The world of nonprofit organizations is filled with wonder and possibility. Passionate individuals with ideas of how they might benefit their community are inspired to launch nonprofit organizations and make those dreams a reality. With a few well-placed fundraising requests and some impactful programs, the possibilities are endless, aren’t they?
In fact, building a thriving nonprofit organization can be a challenge. A skyrocketing number of organizations are competing for funding while demand for programs and services continues to grow. There are several factors to consider when you’re moving your organization from sustainable to thriving. Planning plays a key role – whether you are contemplating strategy or ruminating on marketing and succession. Recruiting and grooming a strong board of directors is also important. And then there is fundraising.
Fundraising – and the need to do more of it – is generally top of mind for nonprofit professionals. Growing demand for services leads to planning for program expansions, which inevitably sparks conversation about how to bring more dollars in the door. Managing public funds – whether from a community of individuals or a mix of public and private grantors – is a privilege. Securing and maintaining financial gifts requires relationships built on credibility and integrity. When any funder invests, they want to know your mission and vision. They also want to know that you are building your vision on a solid foundation. Many factors contribute to the success of your fundraising program. A key element of that success is compliance with state fundraising requirements.
In most states, nonprofit organizations are required to register prior to soliciting. Your organization is likely incorporated or fundraising in one of those 41 states. Solicitation is what triggers registration requirements, not just receiving funds. Whether you are mailing letters, sending emails, or applying for grant funding, it’s your responsibility to understand fundraising registration requirements before making a solicitation.

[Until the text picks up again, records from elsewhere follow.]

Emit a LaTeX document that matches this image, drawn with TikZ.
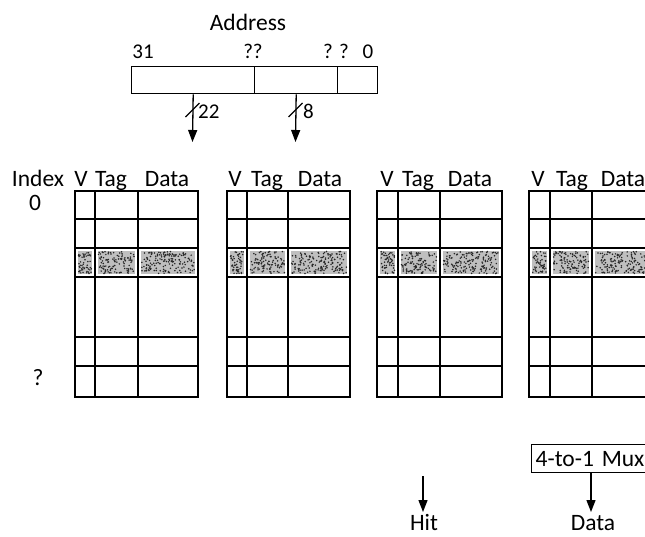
\documentclass[tikz,border=0pt]{standalone}
\usepackage{fontspec}
\setmainfont{Carlito}
\usetikzlibrary{arrows.meta,calc}
\newcommand\speck[2]{%
  \fill[black!25] ({#1+3},251) rectangle ({#2-3},274);
  \pgfmathtruncatemacro\nd{(#2-#1)*2.6}
  \foreach \k in {1,...,\nd}{%
    \pgfmathsetmacro\px{#1+3.5+rnd*(#2-#1-7)}
    \pgfmathsetmacro\py{251.5+rnd*22}
    \fill[black!85] (\px,\py) circle (0.85pt);
  }%
}
\newcommand\cachetable[4]{%
  \speck{#1}{#2}\speck{#2}{#3}\speck{#3}{#4}
  \draw[grid] (#1,191) rectangle (#4,397);
  \draw[grid] (#2,191) -- (#2,397);
  \draw[grid] (#3,191) -- (#3,397);
  \foreach \yy in {219,248,277,337,366}{\draw[grid] (#1,\yy) -- (#4,\yy);}
}
\begin{document}
\begin{tikzpicture}[x=1pt,y=-1pt,
  lbl/.style={font=\fontsize{23.5}{25}\selectfont, inner sep=0pt, anchor=base},
  num/.style={font=\fontsize{21}{23}\selectfont, inner sep=0pt, anchor=base},
  field/.style={draw, line width=1.4pt, minimum height=27pt, inner sep=0pt, anchor=north west},
  grid/.style={line width=1.9pt},
  arr/.style={line width=1.3pt, -{Triangle[length=12pt,width=9pt]}},
  slash/.style={line width=1.3pt}]
\useasboundingbox (0,0) rectangle (645,536);
\clip (0,0) rectangle (645,536);
\pgfmathsetseed{7}

% address
\node[lbl] (addr) at (248,30) {Address};
\node[num] (b31) at (143,58) {31};
\node[num] (bq1) at (253,58) {??};
\node[num] (bq2) at (336,58) {? ?};
\node[num] (b0) at (368,58) {0};
\node[field, minimum width=123pt] (tagf) at (131,66) {};
\node[field, minimum width=83pt] (idxf) at (254,66) {};
\node[field, minimum width=40pt] (offf) at (337,66) {};

\coordinate (e1) at (192.5,142);
\coordinate (e2) at (295.5,142);
\draw[arr] (tagf.south) -- (e1);
\draw[arr] (idxf.south) -- (e2);
\draw[slash] (185.5,117) -- (199.5,103);
\draw[slash] (288.5,117) -- (302.5,103);
\node[num, anchor=base west] (w22) at (198,118) {22};
\node[num, anchor=base west] (w8) at (303,118) {8};

% headers
\node[lbl] (hidx) at (38,186) {Index};
\node[lbl] (h0) at (35,210) {0};
\node[lbl] (hq) at (38,385) {?};
\node[lbl] (h1v) at (81,186) {V};
\node[lbl] (h1t) at (111,186) {Tag};
\node[lbl] (h1d) at (167,186) {Data};
\node[lbl] (h2v) at (235,186) {V};
\node[lbl] (h2t) at (267,186) {Tag};
\node[lbl] (h2d) at (320,186) {Data};
\node[lbl] (h3v) at (387,186) {V};
\node[lbl] (h3t) at (418,186) {Tag};
\node[lbl] (h3d) at (470,186) {Data};
\node[lbl] (h4v) at (538,186) {V};
\node[lbl] (h4t) at (572,186) {Tag};
\node[lbl] (h4d) at (623,186) {Data};

% tables
\cachetable{75}{95}{138}{198}
\cachetable{227}{247}{288}{350}
\cachetable{377}{398}{440}{502}
\cachetable{529}{550}{592}{654}

% mux
\node[draw, line width=1.4pt, anchor=north west, minimum height=28pt, inner xsep=4pt, inner ysep=0pt,
      font=\fontsize{23.5}{25}\selectfont, align=left, text width=130pt] (mux) at (531,444) {4-to-1 Mux};
\coordinate (dtip) at (591,512);
\draw[arr] (mux.south -| dtip) -- (dtip);
\coordinate (hs) at (423,476);
\coordinate (htip) at (423,512);
\draw[arr] (hs) -- (htip);
\node[lbl] (hit) at (424,530) {Hit};
\node[lbl] (dat) at (593,530) {Data};
\end{tikzpicture}
\end{document}
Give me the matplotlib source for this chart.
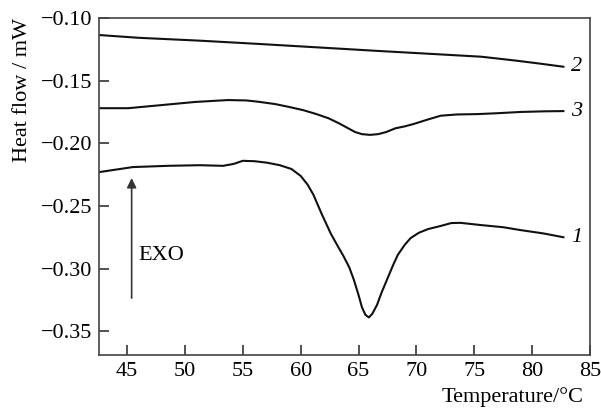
import matplotlib
matplotlib.use("Agg")
import matplotlib.pyplot as plt

plt.rcParams['font.family'] = ['Liberation Serif', 'DejaVu Serif']
plt.rcParams['mathtext.fontset'] = 'stix'

# curve 1
t1 = [42.6, 45.5, 48.5, 51.3, 53.3, 54.2, 55.0, 56.0, 57.1, 58.2, 59.2, 60.0, 60.6, 61.1,
      61.8, 62.6, 63.2, 63.7, 64.2, 64.6, 65.0, 65.3, 65.6, 65.9, 66.2, 66.6, 67.0, 67.5,
      68.0, 68.4, 69.0, 69.5, 70.2, 71.0, 72.1, 73.0, 73.8, 75.6, 77.5, 79.0, 81.0, 82.7]
hf1 = [-0.223, -0.219, -0.218, -0.2175, -0.218, -0.2165, -0.214, -0.2143, -0.2155, -0.2175,
       -0.2205, -0.226, -0.233, -0.241, -0.256, -0.272, -0.282, -0.290, -0.299, -0.309,
       -0.321, -0.331, -0.337, -0.339, -0.336, -0.329, -0.319, -0.308, -0.297, -0.289,
       -0.281, -0.2757, -0.2715, -0.2685, -0.266, -0.2637, -0.2635, -0.2653, -0.267,
       -0.2693, -0.272, -0.275]

# curve 2
t2 = [42.6, 46.0, 51.3, 56.0, 61.0, 66.9, 71.0, 75.6, 78.4, 80.5, 82.7]
hf2 = [-0.1136, -0.1158, -0.1181, -0.1205, -0.1232, -0.1264, -0.1285, -0.1309, -0.1338,
       -0.1362, -0.1389]

# curve 3
t3 = [42.6, 45.1, 48.0, 50.9, 53.7, 55.3, 56.3, 57.8, 59.0, 60.2, 61.3, 62.4, 63.3, 64.1,
      64.7, 65.3, 66.0, 66.7, 67.4, 68.2, 69.0, 69.8, 71.0, 72.1, 73.5, 75.3, 77.0, 79.0,
      81.0, 82.7]
hf3 = [-0.172, -0.172, -0.1695, -0.167, -0.1655, -0.1658, -0.1668, -0.1687, -0.171, -0.1735,
       -0.1765, -0.180, -0.184, -0.188, -0.191, -0.1927, -0.1933, -0.1927, -0.191, -0.188,
       -0.1865, -0.1845, -0.181, -0.178, -0.177, -0.1767, -0.176, -0.175, -0.1745, -0.1743]

curve_names = ["1", "2", "3"]
xticks = [45, 50, 55, 60, 65, 70, 75, 80, 85]
yticks = [-0.35, -0.30, -0.25, -0.20, -0.15, -0.10]

fs = 16
fig = plt.figure(figsize=(6.01, 4.12), dpi=100)
ax = fig.add_axes([99 / 601, 1 - 355 / 412, 491 / 601, 337 / 412])

for t, hf, name in zip([t1, t2, t3], [hf1, hf2, hf3], curve_names):
    ax.plot(t, hf, color='#111111', lw=1.5)
    ax.text(t[-1] + 0.7, hf[-1], name, fontsize=fs, style='italic',
            ha='left', va='center')

ax.set_xlim(42.58, 85)
ax.set_ylim(-0.369, -0.10)
ax.set_xticks(xticks)
ax.set_yticks(yticks)
ax.set_yticklabels(["\u2212%.2f" % abs(v) for v in yticks])
ax.tick_params(direction='in', length=7, width=1.2, labelsize=fs, color='#333333',
               top=False, right=False, pad=5)
for s in ax.spines.values():
    s.set_color('#444444')
    s.set_linewidth(1.2)

# EXO arrow
ax.annotate("", xy=(45.4, -0.2278), xytext=(45.4, -0.3236),
            arrowprops=dict(arrowstyle='-|>', color='#333333', lw=1.2,
                            mutation_scale=14, shrinkA=0, shrinkB=0))
ax.text(46.0, -0.2897, "EXO", fontsize=fs, ha='left', va='center')

ax.set_ylabel("Heat flow / mW", fontsize=fs)
ax.yaxis.set_label_coords(-0.137, 0.786)
ax.set_xlabel("Temperature/\u00b0C", fontsize=fs, ha='right')
ax.xaxis.set_label_coords(0.987, -0.095)

fig.savefig("out.png", dpi=100)
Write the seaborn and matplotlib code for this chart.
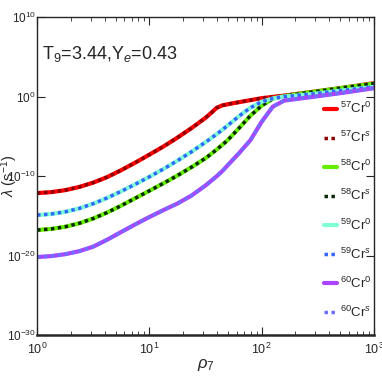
import numpy as np
import pandas as pd
import seaborn as sns
import matplotlib.pyplot as plt
from matplotlib.ticker import FixedLocator, NullLocator, LogFormatterMathtext

# log10(rho_7) grid and log10(lambda)
log_rho = [0, 0.125, 0.25, 0.375, 0.5, 0.625, 0.75, 0.875, 1.0, 1.125, 1.25, 1.375, 1.5,
           1.55, 1.6, 1.65, 1.7, 1.8, 1.9, 2.0, 2.1, 2.2, 2.4, 2.7, 3.0]
cr57 = [-12.14, -12.02, -11.77, -11.37, -10.82, -10.12, -9.25, -8.3, -7.3, -6.28, -5.16, -3.96, -2.67,
        -2.05, -1.4, -1.1, -0.95, -0.69, -0.44, -0.19, -0.03, 0.13, 0.50, 1.07, 1.70]
cr58 = [-16.79, -16.65, -16.38, -15.94, -15.34, -14.58, -13.71, -12.78, -11.85, -10.91, -9.93, -8.88, -7.75,
        -7.21, -6.65, -6.06, -5.44, -3.94, -2.39, -1.14, -0.25, 0.06, 0.50, 1.07, 1.64]
cr59 = [-14.91, -14.77, -14.50, -14.07, -13.47, -12.74, -11.91, -11.02, -10.09, -9.11, -8.06, -6.94, -5.73,
        -5.23, -4.71, -4.17, -3.60, -2.43, -1.39, -0.64, -0.23, 0.0, 0.25, 0.75, 1.23]
cr60 = [-20.19, -20.07, -19.83, -19.45, -18.88, -18.0, -17.03, -16.07, -15.15, -14.28, -13.45, -12.45, -11.18,
        -10.6, -10.01, -9.36, -8.6, -7.09, -5.47, -3.16, -1.25, -0.5, -0.13, 0.44, 1.07]

labels = ['$^{57}$Cr$^{0}$', '$^{57}$Cr$^{s}$', '$^{58}$Cr$^{0}$', '$^{58}$Cr$^{s}$',
          '$^{59}$Cr$^{0}$', '$^{59}$Cr$^{s}$', '$^{60}$Cr$^{0}$', '$^{60}$Cr$^{s}$']
colors = ['#ff0000', '#8b0000', '#66ee00', '#0a2a0a', '#7fffd4', '#3366ff', '#aa44ff', '#6f6fff']

sns.set_style('ticks')
plt.rcParams['font.family'] = ['Liberation Sans', 'DejaVu Sans']
plt.rcParams['mathtext.fontset'] = 'custom'
plt.rcParams['mathtext.rm'] = 'Liberation Sans'
plt.rcParams['mathtext.it'] = 'Liberation Sans:italic'
plt.rcParams['mathtext.sf'] = 'Liberation Sans'

rho = 10 ** np.array(log_rho)
series = [cr57, cr57, cr58, cr58, cr59, cr59, cr60, cr60]

fig = plt.figure(figsize=(3.82, 3.82), dpi=100)
ax = fig.add_axes([0.097, 0.123, 0.882, 0.832])

for i, (vals, lab, col) in enumerate(zip(series, labels, colors)):
    rate = 10 ** np.array(vals)
    if i % 2 == 0:
        sns.lineplot(x=rho, y=rate, color=col, lw=3, label=lab, ax=ax)
    else:
        sns.lineplot(x=rho, y=rate, color=col, lw=2.5, linestyle=(0, (1, 1)), label=lab, ax=ax)

ax.set_xscale('log')
ax.set_yscale('log')
ax.set_xlim(1, 1000)
ax.set_ylim(1e-30, 1e10)
ax.yaxis.set_major_locator(FixedLocator([1e-30, 1e-20, 1e-10, 1e0, 1e10]))
ax.yaxis.set_minor_locator(NullLocator())
ax.yaxis.set_major_formatter(LogFormatterMathtext())
ax.tick_params(which='both', direction='in', top=True, right=True, labelsize=9)
ax.tick_params(axis='y', labelsize=8.5, pad=1)
ax.tick_params(which='major', length=6)
ax.tick_params(which='minor', length=3)
ax.tick_params(axis='x', pad=5)
for s in ax.spines.values():
    s.set_linewidth(1.0)
ax.spines['bottom'].set_linewidth(1.8)

ax.set_xlabel(r'$\rho_7$', fontsize=12, labelpad=0)
ax.set_ylabel(r'$\lambda$ (s$^{-1}$)', fontsize=10.5)
ax.yaxis.set_label_coords(-0.052, 0.5)
ax.text(0.015, 0.87, 'T$_9$=3.44,Y$_e$=0.43', transform=ax.transAxes, fontsize=13)

ax.legend(loc='center right', bbox_to_anchor=(1.0, 0.392), frameon=False, fontsize=9.5,
          handlelength=1.0, handletextpad=0.2, labelspacing=1.05, borderpad=0.1, borderaxespad=0.1)

fig.savefig('out.png', dpi=100)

What are the risks of noncompliance?
- State agencies have embraced their expanded role enforcing charity regulations and pursue noncompliant organizations.
- Soliciting without registering may result in costly penalties that pull dollars away from your mission and may even result in losing the right to solicit at all.
- Your organization’s reputation and trust built with funders are at stake when you fundraise without being registered.
You want to cast a wide and effective net as part of your fundraising strategy, building on program successes as well as donor loyalty and relationships. Don’t trip over technicalities as the money comes rolling in. When that generous donor sends you a gift – because one of your devoted donor asked them to – you are going to add them to your pipeline, grow the relationship, and ask again. You are soliciting – so make sure you’re meeting all of the necessary requirements.
What are some best practices? Let’s keep it simple. There are four key steps to remember if you want to stay on track.
- Research: You need to know your status in each state. Once you know that, you can easily map out your path to compliance, including which applications to complete and what fees may be charged.
- Apply: Each state has its own application process, so make sure you are preparing the correct forms in the most streamlined and cost-effective manner.
- Monitor: As with any other submission you make, you’ll want to follow these applications through to approval, for your – and your donors – peace of mind.
- Renew: Mark your calendar so that once you’re compliant, you stay compliant. Track due dates and fees so that your renewals are on time and complete.
Embrace the rewards of compliance! Fundraise broadly and boldly, without concern for borders. Build a community of funders who are confident in your ability to manage their investment in your mission. Most of all, enjoy an increased rate of return on your solicitations and leave no dollar behind.